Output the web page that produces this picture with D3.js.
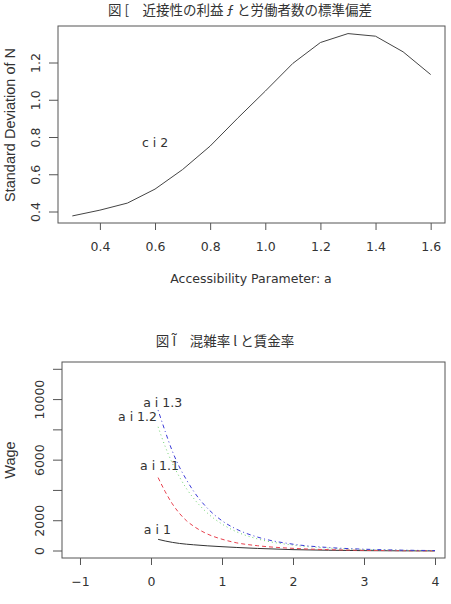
<!DOCTYPE html>
<html><head><meta charset="utf-8">
<script src="https://cdn.jsdelivr.net/npm/d3@7"></script>
<style>body{margin:0;background:#fff}svg{display:block}text{fill:#333}</style>
</head><body>
<script>
// ---- Figure I data ----
const accessA = [0.3,0.4,0.5,0.6,0.7,0.8,0.9,1.0,1.1,1.2,1.3,1.4,1.5,1.6];
const sdN     = [0.379,0.41,0.448,0.523,0.628,0.754,0.904,1.049,1.198,1.31,1.358,1.344,1.26,1.138];
const sdTicks = [0.4,0.6,0.8,1.0,1.2];
const accTicks = [0.4,0.6,0.8,1.0,1.2,1.4,1.6];
const title1 = "図 [　近接性の利益 ƒ と労働者数の標準偏差";
const note1 = {text:"c i 2", x:0.6, y:0.77};

// ---- Figure II data ----
const congestion = [0.1,0.2,0.3,0.4,0.5,0.6,0.8,1.0,1.2,1.5,2.0,2.5,3.0,3.5,4.0];
const wageA10 = [770,660,570,500,450,410,340,285,235,170,90,50,25,12,6];
const wageA11 = [4850,3920,3120,2490,2000,1640,1110,780,545,350,175,90,45,22,11];
const wageA12 = [8200,6900,5800,4900,4120,3480,2480,1780,1280,800,390,195,100,50,25];
const wageA13 = [9300,7900,6600,5550,4700,3950,2800,2000,1450,920,450,230,120,60,30];
const seriesNames = ["a i 1","a i 1.1","a i 1.2","a i 1.3"];
const labelX = [0.09,0.12,-0.19,0.165];
const labelY = [1387,5548,8784,9774];
const wageTicks = [0,2000,4000,6000,8000,10000,12000];
const wageLabels = [0,2000,6000,10000];
const congTicks = [-1,0,1,2,3,4];
const title2 = "図 Ĩ　混雑率 l と賃金率";

const W=451,H=604;
const svg=d3.select("body").append("svg").attr("width",W).attr("height",H);
const font="DejaVu Sans, sans-serif";
const sans="Liberation Sans, Arial, sans-serif";
const cjk="'Noto Sans CJK JP', sans-serif";
const axisCol="#555";

// ===== Plot 1 =====
const x1=d3.scaleLinear().domain([0.248,1.652]).range([58,445]);
const y1=d3.scaleLinear().domain([0.341,1.3987]).range([223,26]);
const g1=svg.append("g");
g1.append("rect").attr("x",58).attr("y",26).attr("width",387).attr("height",197)
  .attr("fill","none").attr("stroke",axisCol).attr("stroke-width",1);
const xa1=g1.append("g").attr("transform","translate(0,223)")
  .call(d3.axisBottom(x1).tickValues(accTicks).tickFormat(d3.format(".1f")).tickSize(7).tickPadding(12));
const ya1=g1.append("g").attr("transform","translate(58,0)")
  .call(d3.axisLeft(y1).tickValues(sdTicks).tickFormat(d3.format(".1f")).tickSize(9).tickPadding(0));
[xa1,ya1].forEach(a=>{a.select(".domain").remove();a.selectAll("line").attr("stroke",axisCol);
  a.selectAll("text").attr("font-family",font).attr("font-size",12.5).attr("fill","#333");});
ya1.selectAll(".tick").attr("transform",null);
ya1.selectAll(".tick line").attr("transform",d=>`translate(0,${y1(d)})`);
ya1.selectAll(".tick text").attr("text-anchor","middle").attr("x",0).attr("y",0).attr("dy",0)
  .attr("dominant-baseline","middle").attr("transform",d=>`translate(-22,${y1(d)}) rotate(-90)`);
g1.append("path").datum(accessA.map((a,i)=>[a,sdN[i]]))
  .attr("d",d3.line().x(d=>x1(d[0])).y(d=>y1(d[1])))
  .attr("fill","none").attr("stroke","#444").attr("stroke-width",1);
g1.append("text").attr("x",x1(note1.x)).attr("y",y1(note1.y)).attr("text-anchor","middle")
  .attr("dominant-baseline","middle").attr("font-family",font).attr("font-size",12.5).text(note1.text);
g1.append("text").attr("x",251).attr("y",283).attr("text-anchor","middle")
  .attr("font-family",font).attr("font-size",12.5).text("Accessibility Parameter: a");
g1.append("text").attr("transform","translate(15,125) rotate(-90)").attr("text-anchor","middle")
  .attr("font-family",sans).attr("font-size",14.5).text("Standard Deviation of N");
g1.append("text").attr("x",240).attr("y",15).attr("text-anchor","middle")
  .attr("font-family",cjk).attr("font-size",13.5).text(title1);

// ===== Plot 2 =====
const x2=d3.scaleLinear().domain([-1.2535,4.1408]).range([62,445]);
const y2=d3.scaleLinear().domain([-462,12482]).range([558,362]);
const g2=svg.append("g");
g2.append("rect").attr("x",62).attr("y",362).attr("width",383).attr("height",196)
  .attr("fill","none").attr("stroke",axisCol).attr("stroke-width",1);
const xa2=g2.append("g").attr("transform","translate(0,558)")
  .call(d3.axisBottom(x2).tickValues(congTicks).tickFormat(d=>d<0?"\u2212"+Math.abs(d):d).tickSize(7).tickPadding(12));
const ya2=g2.append("g").attr("transform","translate(62,0)")
  .call(d3.axisLeft(y2).tickValues(wageTicks).tickFormat(d=>wageLabels.includes(d)?d:"").tickSize(9).tickPadding(0));
[xa2,ya2].forEach(a=>{a.select(".domain").remove();a.selectAll("line").attr("stroke",axisCol);
  a.selectAll("text").attr("font-family",font).attr("font-size",12.5).attr("fill","#333");});
ya2.selectAll(".tick").attr("transform",null);
ya2.selectAll(".tick line").attr("transform",d=>`translate(0,${y2(d)})`);
ya2.selectAll(".tick text").attr("text-anchor","middle").attr("x",0).attr("y",0).attr("dy",0)
  .attr("dominant-baseline","middle").attr("transform",d=>`translate(-22,${y2(d)}) rotate(-90)`);

const series=[wageA10,wageA11,wageA12,wageA13];
const colors=["#333","#e8414e","#6fd36f","#3b3bd8"];
const dashes=[null,"4,3","1,3","1,3,4,3"];
const line2=d3.line().x(d=>x2(d[0])).y(d=>y2(d[1])).curve(d3.curveMonotoneX);
series.forEach((s,i)=>{
  g2.append("path").datum(congestion.map((c,j)=>[c,s[j]])).attr("d",line2)
    .attr("fill","none").attr("stroke",colors[i]).attr("stroke-width",1)
    .attr("stroke-dasharray",dashes[i]);
  g2.append("text").attr("x",x2(labelX[i])).attr("y",y2(labelY[i])).attr("text-anchor","middle")
    .attr("dominant-baseline","middle").attr("font-family",font).attr("font-size",12.5).text(seriesNames[i]);
});
g2.append("text").attr("transform","translate(15,460) rotate(-90)").attr("text-anchor","middle")
  .attr("font-family",sans).attr("font-size",14.5).text("Wage");
g2.append("text").attr("x",225).attr("y",346).attr("text-anchor","middle")
  .attr("font-family",cjk).attr("font-size",13.5).text(title2);
</script>
</body></html>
________
• _SHORT EXERCISE_
Print the full listing exactly, dropping the pictures.

• _ANSWER TO THE TASK_
Output the web page that produces this picture with D3.js.
<!DOCTYPE html>
<html><head><meta charset="utf-8">
<script src="https://cdn.jsdelivr.net/npm/d3@7"></script>
<style>body{margin:0;background:#fff}svg{display:block}text{fill:#333}</style>
</head><body>
<script>
// ---- Figure I data ----
const accessA = [0.3,0.4,0.5,0.6,0.7,0.8,0.9,1.0,1.1,1.2,1.3,1.4,1.5,1.6];
const sdN     = [0.379,0.41,0.448,0.523,0.628,0.754,0.904,1.049,1.198,1.31,1.358,1.344,1.26,1.138];
const sdTicks = [0.4,0.6,0.8,1.0,1.2];
const accTicks = [0.4,0.6,0.8,1.0,1.2,1.4,1.6];
const title1 = "図 [　近接性の利益 ƒ と労働者数の標準偏差";
const note1 = {text:"c i 2", x:0.6, y:0.77};

// ---- Figure II data ----
const congestion = [0.1,0.2,0.3,0.4,0.5,0.6,0.8,1.0,1.2,1.5,2.0,2.5,3.0,3.5,4.0];
const wageA10 = [770,660,570,500,450,410,340,285,235,170,90,50,25,12,6];
const wageA11 = [4850,3920,3120,2490,2000,1640,1110,780,545,350,175,90,45,22,11];
const wageA12 = [8200,6900,5800,4900,4120,3480,2480,1780,1280,800,390,195,100,50,25];
const wageA13 = [9300,7900,6600,5550,4700,3950,2800,2000,1450,920,450,230,120,60,30];
const seriesNames = ["a i 1","a i 1.1","a i 1.2","a i 1.3"];
const labelX = [0.09,0.12,-0.19,0.165];
const labelY = [1387,5548,8784,9774];
const wageTicks = [0,2000,4000,6000,8000,10000,12000];
const wageLabels = [0,2000,6000,10000];
const congTicks = [-1,0,1,2,3,4];
const title2 = "図 Ĩ　混雑率 l と賃金率";

const W=451,H=604;
const svg=d3.select("body").append("svg").attr("width",W).attr("height",H);
const font="DejaVu Sans, sans-serif";
const sans="Liberation Sans, Arial, sans-serif";
const cjk="'Noto Sans CJK JP', sans-serif";
const axisCol="#555";

// ===== Plot 1 =====
const x1=d3.scaleLinear().domain([0.248,1.652]).range([58,445]);
const y1=d3.scaleLinear().domain([0.341,1.3987]).range([223,26]);
const g1=svg.append("g");
g1.append("rect").attr("x",58).attr("y",26).attr("width",387).attr("height",197)
  .attr("fill","none").attr("stroke",axisCol).attr("stroke-width",1);
const xa1=g1.append("g").attr("transform","translate(0,223)")
  .call(d3.axisBottom(x1).tickValues(accTicks).tickFormat(d3.format(".1f")).tickSize(7).tickPadding(12));
const ya1=g1.append("g").attr("transform","translate(58,0)")
  .call(d3.axisLeft(y1).tickValues(sdTicks).tickFormat(d3.format(".1f")).tickSize(9).tickPadding(0));
[xa1,ya1].forEach(a=>{a.select(".domain").remove();a.selectAll("line").attr("stroke",axisCol);
  a.selectAll("text").attr("font-family",font).attr("font-size",12.5).attr("fill","#333");});
ya1.selectAll(".tick").attr("transform",null);
ya1.selectAll(".tick line").attr("transform",d=>`translate(0,${y1(d)})`);
ya1.selectAll(".tick text").attr("text-anchor","middle").attr("x",0).attr("y",0).attr("dy",0)
  .attr("dominant-baseline","middle").attr("transform",d=>`translate(-22,${y1(d)}) rotate(-90)`);
g1.append("path").datum(accessA.map((a,i)=>[a,sdN[i]]))
  .attr("d",d3.line().x(d=>x1(d[0])).y(d=>y1(d[1])))
  .attr("fill","none").attr("stroke","#444").attr("stroke-width",1);
g1.append("text").attr("x",x1(note1.x)).attr("y",y1(note1.y)).attr("text-anchor","middle")
  .attr("dominant-baseline","middle").attr("font-family",font).attr("font-size",12.5).text(note1.text);
g1.append("text").attr("x",251).attr("y",283).attr("text-anchor","middle")
  .attr("font-family",font).attr("font-size",12.5).text("Accessibility Parameter: a");
g1.append("text").attr("transform","translate(15,125) rotate(-90)").attr("text-anchor","middle")
  .attr("font-family",sans).attr("font-size",14.5).text("Standard Deviation of N");
g1.append("text").attr("x",240).attr("y",15).attr("text-anchor","middle")
  .attr("font-family",cjk).attr("font-size",13.5).text(title1);

// ===== Plot 2 =====
const x2=d3.scaleLinear().domain([-1.2535,4.1408]).range([62,445]);
const y2=d3.scaleLinear().domain([-462,12482]).range([558,362]);
const g2=svg.append("g");
g2.append("rect").attr("x",62).attr("y",362).attr("width",383).attr("height",196)
  .attr("fill","none").attr("stroke",axisCol).attr("stroke-width",1);
const xa2=g2.append("g").attr("transform","translate(0,558)")
  .call(d3.axisBottom(x2).tickValues(congTicks).tickFormat(d=>d<0?"\u2212"+Math.abs(d):d).tickSize(7).tickPadding(12));
const ya2=g2.append("g").attr("transform","translate(62,0)")
  .call(d3.axisLeft(y2).tickValues(wageTicks).tickFormat(d=>wageLabels.includes(d)?d:"").tickSize(9).tickPadding(0));
[xa2,ya2].forEach(a=>{a.select(".domain").remove();a.selectAll("line").attr("stroke",axisCol);
  a.selectAll("text").attr("font-family",font).attr("font-size",12.5).attr("fill","#333");});
ya2.selectAll(".tick").attr("transform",null);
ya2.selectAll(".tick line").attr("transform",d=>`translate(0,${y2(d)})`);
ya2.selectAll(".tick text").attr("text-anchor","middle").attr("x",0).attr("y",0).attr("dy",0)
  .attr("dominant-baseline","middle").attr("transform",d=>`translate(-22,${y2(d)}) rotate(-90)`);

const series=[wageA10,wageA11,wageA12,wageA13];
const colors=["#333","#e8414e","#6fd36f","#3b3bd8"];
const dashes=[null,"4,3","1,3","1,3,4,3"];
const line2=d3.line().x(d=>x2(d[0])).y(d=>y2(d[1])).curve(d3.curveMonotoneX);
series.forEach((s,i)=>{
  g2.append("path").datum(congestion.map((c,j)=>[c,s[j]])).attr("d",line2)
    .attr("fill","none").attr("stroke",colors[i]).attr("stroke-width",1)
    .attr("stroke-dasharray",dashes[i]);
  g2.append("text").attr("x",x2(labelX[i])).attr("y",y2(labelY[i])).attr("text-anchor","middle")
    .attr("dominant-baseline","middle").attr("font-family",font).attr("font-size",12.5).text(seriesNames[i]);
});
g2.append("text").attr("transform","translate(15,460) rotate(-90)").attr("text-anchor","middle")
  .attr("font-family",sans).attr("font-size",14.5).text("Wage");
g2.append("text").attr("x",225).attr("y",346).attr("text-anchor","middle")
  .attr("font-family",cjk).attr("font-size",13.5).text(title2);
</script>
</body></html>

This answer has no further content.